Date of Award


Document Type


Degree Name

Doctor of Philosophy (PhD)



First Advisor

James Cahalan, Ph.D.

Second Advisor

Linda Norris, Ph.D.

Third Advisor

Jo-Anne Kerr, Ph.D.


This dissertation explores how the power of an underrepresented genre and subgenre of literature--African-American Urban Adolescent Literature (AAUAL)--can have instructional value in secondary English language arts classrooms. The use and function of AAUAL is threaded throughout each chapter. Keeping AAUAL at the forefront, I discuss the following: (1) the emergence of AAUAL; (2) a contextual pedagogical framework with eight components of an effective curriculum and with AAUAL as core pieces of literature; (3) a taxonomy suggested by AAUAL that highlights the black, urban adolescent identity construction; and (4) the reading-writing connection in relation to AAUAL and the taxonomy and in regards to meeting the argumentative writing strand in the Common Core State Standards. I use these four premises to discuss the affective and instructional implications of using AAUAL in secondary English language arts classrooms, explaining why I believe that this subgenre is a complementary segue to canonical texts and provides a platform for students to learn strategies when cognitively processing concepts.
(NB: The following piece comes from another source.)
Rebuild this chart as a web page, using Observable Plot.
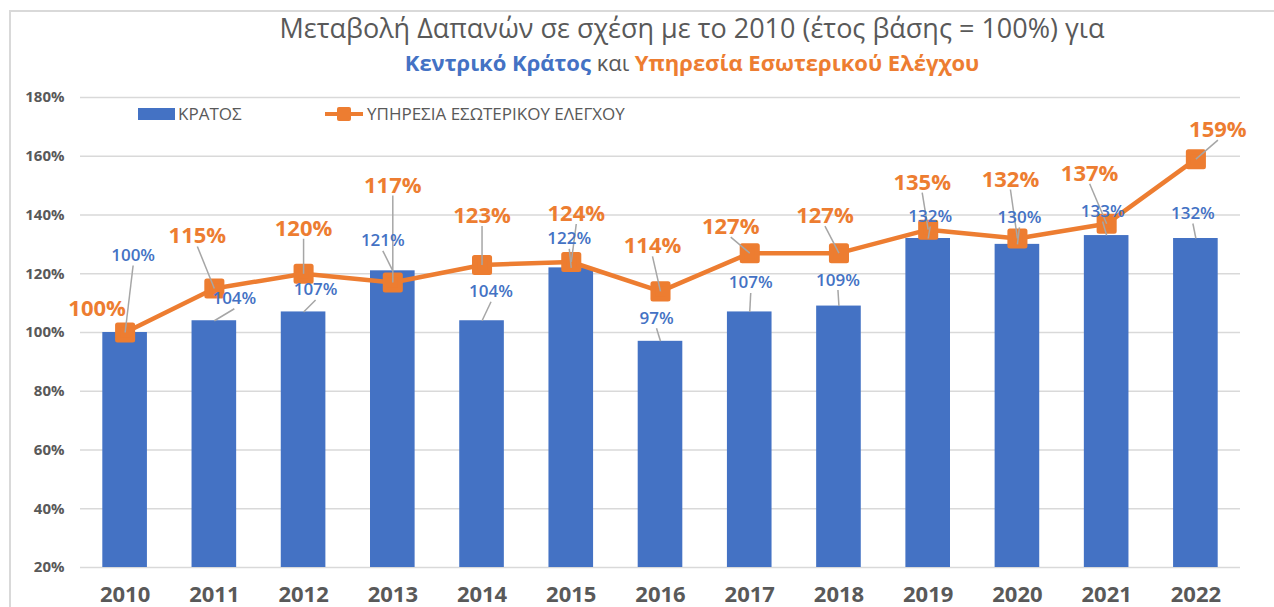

I also explain that both teachers and students will benefit from this subgenre of literature and proposed instructional model. If implemented authentically and with fidelity, they can offer wonderful learning opportunities and experiences for both teachers and students. The major literary theory undergirding this research is Reader Response. More specifically, I draw on the work of Louise Rosenblatt--transactional reading--and Norman Holland's notion of identity themes because of the content of AAUAL and the taxonomy which calls themes forth for black, urban teens when reading this body of literature.